Praktis selama 40 hari di Tanah Suci, bisa dikatakan para jemaah haji semuanya terbentuk menjadi orang-orang baik yang memiliki sikap dan sifat seperti di atas. Mereka saling peduli, saling perhatian, saling mengalah, saling membantu, dan juga saling menguatkan satu sama lain.
Idealnya apa yang didapatkan dan dilaksanakan para jemaah haji di Tanah Suci selama 40 hari itu bisa diterapkan pula di tanah air. Mereka idealnya bisa mengimplementasikan hasil "diklat" di Tanah Suci itu dalam kehidupan sehari-hari pasca mereka kembali dari sana.

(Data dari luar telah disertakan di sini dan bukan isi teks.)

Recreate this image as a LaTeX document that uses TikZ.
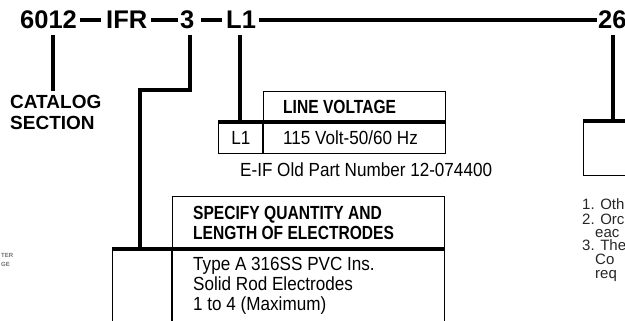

Para jemaah haji atau siapa pun, ketika berada di Tanah Suci bersikap dan memiliki sifat yang baik itu merupakan sesuatu yang wajar. Sebab waktu dan tempat, juga situasi dan kondisi sangat memungkin dan kondusif.
Ibaratnya seperti orang bersikap dan berbuat baik ketika berada di tempat ibadah, seperti di masjid misalnya, itu merupakan sesuatu yang wajar adanya. Sebab masjid memang tempat orang melakukan kebaikan.
Tantangan sesungguhnya adalah justru ketika orang berada di luar masjid. Apakah masih bisa tetap bersikap dan berbuat baik?
Nah para jemaah haji pun demikian. Tantangan sesungguhnya adalah justru ketika mereka sudah kembali dari Tanah Suci ke tanah air. Apakah mereka bisa kontinyu terus melakukan kebaikan-kebaikan dan masih memiliki sikap dan sifat yang terkandung dalam nilai-nilai ibadah haji?
Seandainya para jemaah haji bisa konsisten dan kontinyu terus melakukan kebaikan-kebaikan dan terus memiliki sikap dan sifat sebagaimana terkandung dalam nilai-nilai ibadah haji, hal itu merupakan sesuatu yang hebat dan luar biasa. Berarti ibadah haji yang dilaksanakannya bisa masuk kategori "mabrur". Insya Allah.